The COVID-19 loans might not be available any longer, but the EIDL program is worth considering if your business qualifies due to a natural disaster.

Businesses of all sizes located in declared disaster areas can get help. Also, private nonprofit organizations, homeowners, and renters are affected by declared disasters, including civil unrest and natural disasters such as hurricanes, flooding, and wildfires.

Recommended: What Does a Personal Guarantee Mean?

Eligibility

•  Substantial economic injury means the business is unable to meet its obligations and pay its ordinary and necessary operating expenses.

•  EIDL provides the necessary working capital to help small businesses impacted by a disaster survive until normal operations resume.

•  EIDL assistance is available only to small businesses when SBA determines they are unable to obtain credit elsewhere.

The Takeaway

The EIDL Covid-19 loans, low-interest loans from the SBA offering help through the pandemic, were life savers for small businesses. Just as all small business loans must be repaid, those EIDL loans must be repaid too, except for some of the Advance grants distributed early on in the pandemic. The EIDL program is still in existence, but it’s intended for businesses that have suffered the impact of natural disasters, not Covid.

If you are having a difficult time repaying your Covid-19 loan from the SBA, a Hardship Program is still open for applications.

If you’re seeking financing for your business, SoFi can help.
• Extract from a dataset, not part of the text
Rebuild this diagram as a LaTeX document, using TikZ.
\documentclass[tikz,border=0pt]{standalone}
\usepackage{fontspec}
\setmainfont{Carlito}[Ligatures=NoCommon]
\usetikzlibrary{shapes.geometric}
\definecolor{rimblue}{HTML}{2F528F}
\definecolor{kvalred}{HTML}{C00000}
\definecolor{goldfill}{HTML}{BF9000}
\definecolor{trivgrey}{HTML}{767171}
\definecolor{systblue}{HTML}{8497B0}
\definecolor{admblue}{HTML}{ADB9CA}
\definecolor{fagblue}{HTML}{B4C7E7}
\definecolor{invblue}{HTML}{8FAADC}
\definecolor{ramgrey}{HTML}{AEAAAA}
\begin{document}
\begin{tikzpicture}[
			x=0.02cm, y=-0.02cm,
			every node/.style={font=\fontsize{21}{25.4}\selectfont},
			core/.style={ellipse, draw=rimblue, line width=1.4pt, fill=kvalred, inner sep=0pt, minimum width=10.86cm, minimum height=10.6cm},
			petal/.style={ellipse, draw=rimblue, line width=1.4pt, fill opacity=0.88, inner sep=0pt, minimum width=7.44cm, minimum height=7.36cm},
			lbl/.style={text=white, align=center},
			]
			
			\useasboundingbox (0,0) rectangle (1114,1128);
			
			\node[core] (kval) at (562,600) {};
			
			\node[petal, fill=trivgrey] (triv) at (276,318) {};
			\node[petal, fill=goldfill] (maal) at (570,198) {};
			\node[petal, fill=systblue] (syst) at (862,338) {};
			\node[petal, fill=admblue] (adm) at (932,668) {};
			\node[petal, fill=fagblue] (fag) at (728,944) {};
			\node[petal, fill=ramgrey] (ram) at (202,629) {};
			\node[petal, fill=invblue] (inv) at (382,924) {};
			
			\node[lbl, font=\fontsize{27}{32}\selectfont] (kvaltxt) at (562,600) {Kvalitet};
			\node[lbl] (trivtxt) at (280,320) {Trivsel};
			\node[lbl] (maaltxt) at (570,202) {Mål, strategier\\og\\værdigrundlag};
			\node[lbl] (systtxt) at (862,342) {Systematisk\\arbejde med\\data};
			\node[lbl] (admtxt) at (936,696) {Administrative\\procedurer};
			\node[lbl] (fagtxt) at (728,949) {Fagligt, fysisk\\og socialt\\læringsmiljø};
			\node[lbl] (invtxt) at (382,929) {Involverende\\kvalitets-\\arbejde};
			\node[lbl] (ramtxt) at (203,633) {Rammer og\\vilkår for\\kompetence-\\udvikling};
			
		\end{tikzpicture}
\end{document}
On SoFi’s marketplace, you can shop top providers today to access the capital you need. Find a personalized business financing option today in minutes.


Get personalized small business financing quotes with SoFi's marketplace.

FAQ

What can I use EIDL funds for?

Working capital to make regular payments for operating expenses, including payroll, rent/mortgage, utilities, and other ordinary business expenses, and to pay business debt incurred at any time.

Can I still get an EIDL loan because of COVID-19?

No, you can’t. The COVID-19 EIDL program is not accepting new applications, increasing requests, or reconsidering applications. As of May 16, 2022, the COVID-19 EIDL portal (also known as the “RAPID portal”) is closed. Borrowers who need copies of their loan documents can contact SBA at 833-853-5638.

Is there forgiveness for EIDL loans if you can’t pay?

No. But the SBA is offering a Hardship Accommodation Plan for borrowers experiencing short-term financial challenges. Borrowers eligible for this plan may make reduced payments for six months. Interest will continue to accrue, which may increase (or create) a balloon payment due at the end of the loan term.